Source data:
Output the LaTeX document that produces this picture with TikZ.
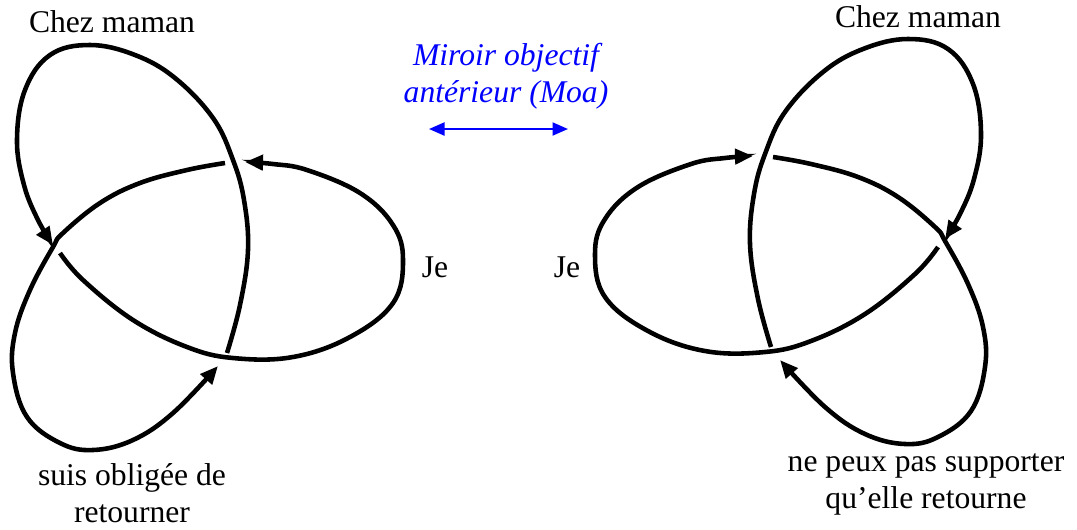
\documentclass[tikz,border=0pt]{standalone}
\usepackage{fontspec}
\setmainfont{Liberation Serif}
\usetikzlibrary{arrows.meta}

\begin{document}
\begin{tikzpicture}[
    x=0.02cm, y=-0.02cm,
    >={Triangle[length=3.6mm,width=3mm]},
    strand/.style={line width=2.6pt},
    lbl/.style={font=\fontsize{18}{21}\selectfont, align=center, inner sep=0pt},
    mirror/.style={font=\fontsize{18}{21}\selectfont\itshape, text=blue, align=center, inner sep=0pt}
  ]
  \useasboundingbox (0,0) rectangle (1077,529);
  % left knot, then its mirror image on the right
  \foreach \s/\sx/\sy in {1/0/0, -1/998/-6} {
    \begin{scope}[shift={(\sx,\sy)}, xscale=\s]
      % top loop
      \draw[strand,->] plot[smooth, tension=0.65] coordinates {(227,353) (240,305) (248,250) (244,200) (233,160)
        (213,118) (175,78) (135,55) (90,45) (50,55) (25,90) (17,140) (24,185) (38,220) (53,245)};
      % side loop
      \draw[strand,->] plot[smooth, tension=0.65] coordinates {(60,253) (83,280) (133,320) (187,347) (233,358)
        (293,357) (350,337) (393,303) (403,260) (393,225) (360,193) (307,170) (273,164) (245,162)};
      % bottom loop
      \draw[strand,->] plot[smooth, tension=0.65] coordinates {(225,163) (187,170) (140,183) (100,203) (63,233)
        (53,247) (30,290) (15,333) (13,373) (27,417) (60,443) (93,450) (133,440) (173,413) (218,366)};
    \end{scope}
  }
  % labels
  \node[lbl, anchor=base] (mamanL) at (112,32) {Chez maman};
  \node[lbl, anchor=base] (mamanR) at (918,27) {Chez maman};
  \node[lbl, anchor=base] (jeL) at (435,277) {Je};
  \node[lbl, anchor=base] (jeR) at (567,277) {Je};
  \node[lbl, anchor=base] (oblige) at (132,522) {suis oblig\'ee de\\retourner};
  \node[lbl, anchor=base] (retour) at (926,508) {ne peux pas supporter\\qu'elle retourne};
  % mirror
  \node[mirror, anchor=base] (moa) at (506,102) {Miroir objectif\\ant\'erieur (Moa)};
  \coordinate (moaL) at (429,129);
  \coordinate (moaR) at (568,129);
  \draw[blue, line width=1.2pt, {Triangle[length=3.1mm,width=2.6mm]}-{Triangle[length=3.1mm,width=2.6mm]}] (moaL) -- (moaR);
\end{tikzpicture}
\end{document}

Exercise instructions: Set down all the data again exactly as above, pictures excluded.

The output:
Output the LaTeX document that produces this picture with TikZ.
\documentclass[tikz,border=0pt]{standalone}
\usepackage{fontspec}
\setmainfont{Liberation Serif}
\usetikzlibrary{arrows.meta}

\begin{document}
\begin{tikzpicture}[
    x=0.02cm, y=-0.02cm,
    >={Triangle[length=3.6mm,width=3mm]},
    strand/.style={line width=2.6pt},
    lbl/.style={font=\fontsize{18}{21}\selectfont, align=center, inner sep=0pt},
    mirror/.style={font=\fontsize{18}{21}\selectfont\itshape, text=blue, align=center, inner sep=0pt}
  ]
  \useasboundingbox (0,0) rectangle (1077,529);
  % left knot, then its mirror image on the right
  \foreach \s/\sx/\sy in {1/0/0, -1/998/-6} {
    \begin{scope}[shift={(\sx,\sy)}, xscale=\s]
      % top loop
      \draw[strand,->] plot[smooth, tension=0.65] coordinates {(227,353) (240,305) (248,250) (244,200) (233,160)
        (213,118) (175,78) (135,55) (90,45) (50,55) (25,90) (17,140) (24,185) (38,220) (53,245)};
      % side loop
      \draw[strand,->] plot[smooth, tension=0.65] coordinates {(60,253) (83,280) (133,320) (187,347) (233,358)
        (293,357) (350,337) (393,303) (403,260) (393,225) (360,193) (307,170) (273,164) (245,162)};
      % bottom loop
      \draw[strand,->] plot[smooth, tension=0.65] coordinates {(225,163) (187,170) (140,183) (100,203) (63,233)
        (53,247) (30,290) (15,333) (13,373) (27,417) (60,443) (93,450) (133,440) (173,413) (218,366)};
    \end{scope}
  }
  % labels
  \node[lbl, anchor=base] (mamanL) at (112,32) {Chez maman};
  \node[lbl, anchor=base] (mamanR) at (918,27) {Chez maman};
  \node[lbl, anchor=base] (jeL) at (435,277) {Je};
  \node[lbl, anchor=base] (jeR) at (567,277) {Je};
  \node[lbl, anchor=base] (oblige) at (132,522) {suis oblig\'ee de\\retourner};
  \node[lbl, anchor=base] (retour) at (926,508) {ne peux pas supporter\\qu'elle retourne};
  % mirror
  \node[mirror, anchor=base] (moa) at (506,102) {Miroir objectif\\ant\'erieur (Moa)};
  \coordinate (moaL) at (429,129);
  \coordinate (moaR) at (568,129);
  \draw[blue, line width=1.2pt, {Triangle[length=3.1mm,width=2.6mm]}-{Triangle[length=3.1mm,width=2.6mm]}] (moaL) -- (moaR);
\end{tikzpicture}
\end{document}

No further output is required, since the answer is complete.